In league play, a successful promotion playoff advanced SV to the Regionalliga Süd (II) where they found themselves overmatched. They returned to the Amateurliga Nordwürttemberg (III) which later (1980) became the Amateuroberliga Baden-Württemberg (III). They enjoyed a string of strong finishes through the late 70s before slipping away to lower tier local play in the mid-80s. It was during this period that they made appearances in the opening rounds of the German Cup tournament (1975, 1980, 1984). SV played first in the Oberliga Baden-Württemberg (III) until 1985, then in the Verbandsliga Württemberg (IV) until 1991 and then descended through the Landesliga Württemberg (V) to the Bezirksliga (VI) in 1994. Since 2007, SV have played in the Landesliga Württemberg (VI), from where they earned promotion back to the Verbandsliga in 2009. In 2013–14 and 2014–15 the club finished runners-up in the league and thereby earned the right to compete in the promotion round to the Oberliga. In 2014 it missed out to FC Germania Friedrichstal and, in 2015, to 1. CfR Pforzheim, thereby remaining in the Verbandsliga.
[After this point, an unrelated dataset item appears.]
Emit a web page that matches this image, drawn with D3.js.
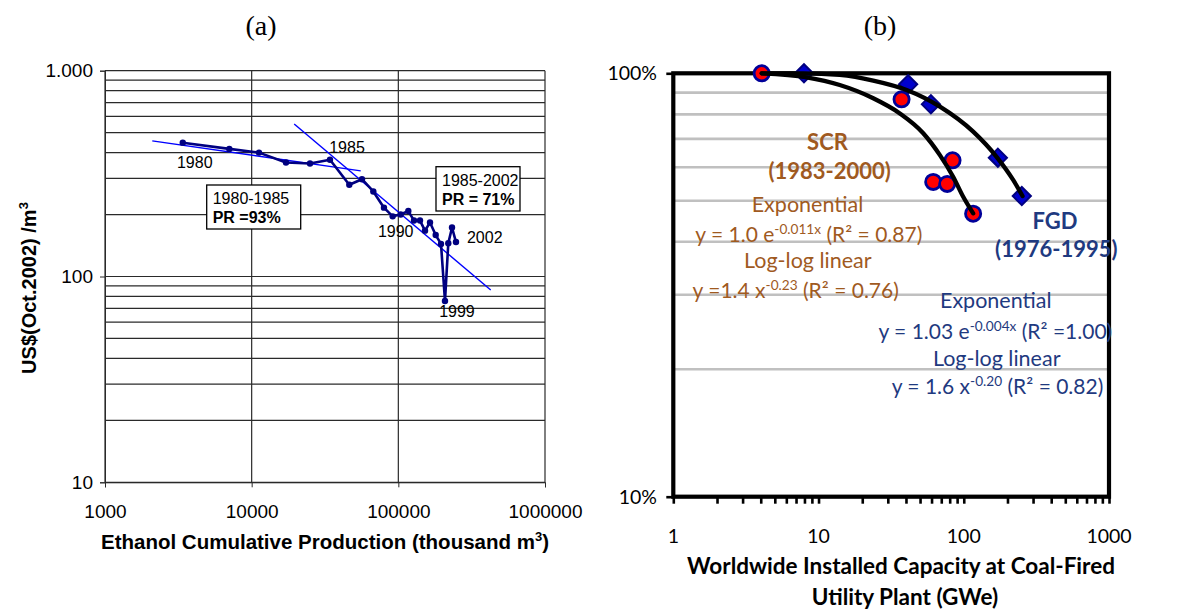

Finishing runners-up in the league for a third consecutive time in 2015–16 the club took part in the promotion round once more, this time defeating TSG Weinheim on aggregate and moving up to the Oberliga, ending a 31-year absence for the club.

==Current squad==

| No. | Pos. | Nation | Player |
|---|---|---|---|
| 1 | GK | GER | Matthias Layer |
| 3 | DF | GER | Berk Yalman |
| 4 | DF | GER | Bastian Frölich |
| 5 | DF | NGA | Jeffrey Idehen |
| 6 | MF | GER | Gent Cerimi |
| 7 | DF | GER | Mërgim Neziri |
| 8 | MF | GER | Leon Braun |
| 9 | FW | GER | Tyron Profis |
| 10 | FW | CRO | Luca Piljek |
| 11 | FW | GER | Aron Viventi |
| 13 | MF | GER | David Trivunic |
| 14 | MF | GER | Janick Schramm |
| 15 | DF | GER | Levin Steinbremer |
| 16 | MF | GER | Tim Schraml |

| No. | Pos. | Nation | Player |
|---|---|---|---|
| 17 | FW | GER | Emmanuel McDonald |
| 18 | MF | TUR | Oğuzhan Keçeci |
| 19 | DF | GER | Yannik Wolff |
| 20 | FW | GER | Noah Lulic |
| 21 | GK | GER | Enrico Piu |
| 22 | FW | GER | Maximilian Ziesche |
| 23 | DF | GER | Denis Lübke |
| 25 | FW | KOS | Henrick Selitaj |
| 26 | MF | GER | Adrian Freiwald |
| 28 | DF | CRO | Filip Milisic |
| 30 | FW | MAR | Mohamed Baroudi |
| 31 | MF | GAM | Seedy Jarju |
| — | FW | GER | Kevin Dicklhuber |

==Honours==
- Gauliga Württemberg (I)
  - Champions: 1944
- Amateurliga Nordwürttemberg (III)
  - Champions: 1970
- Verbandsliga Württemberg
  - Runners-up: 2014, 2015, 2016

==Recent seasons==
The recent season-by-season performance of the club:

| Season | Division | Tier | Position |
| 2003–04 | Bezirksliga Neckar/Fils | VII | 11th |
| 2004–05 | Bezirksliga Neckar/Fils | 6th |
| 2005–06 | Bezirksliga Neckar/Fils | 3rd |
| 2006–07 | Bezirksliga Neckar/Fils | 1st ↑ |
| 2007–08 | Landesliga Württemberg II | VI | 5th |
| 2008–09 | Landesliga Württemberg II | VII | 2nd ↑ |
| 2009–10 | Verbandsliga Württemberg | VI | 8th |
| 2010–11 | Verbandsliga Württemberg | 4th |
| 2011–12 | Verbandsliga Württemberg | 3rd |
| 2012–13 | Verbandsliga Württemberg | 3rd |
| 2013–14 | Verbandsliga Württemberg | 2nd |
| 2014–15 | Verbandsliga Württemberg | 2nd |
| 2015–16 | Verbandsliga Württemberg | 2nd ↑ |
| 2016–17 | Oberliga Baden-Württemberg | V | 7th |
| 2017–18 | Oberliga Baden-Württemberg | 8th |
| 2018–19 | Oberliga Baden-Württemberg | 5th |
| 2019–20 | Oberliga Baden-Württemberg | 2nd |
| 2020–21 | Oberliga Baden-Württemberg | 3rd |
| 2021–22 | Oberliga Baden-Württemberg | 6th |
| 2022–23 | Oberliga Baden-Württemberg |  |

- With the introduction of the Regionalligas in 1994 and the 3. Liga in 2008 as the new third tier, below the 2. Bundesliga, all leagues below dropped one tier.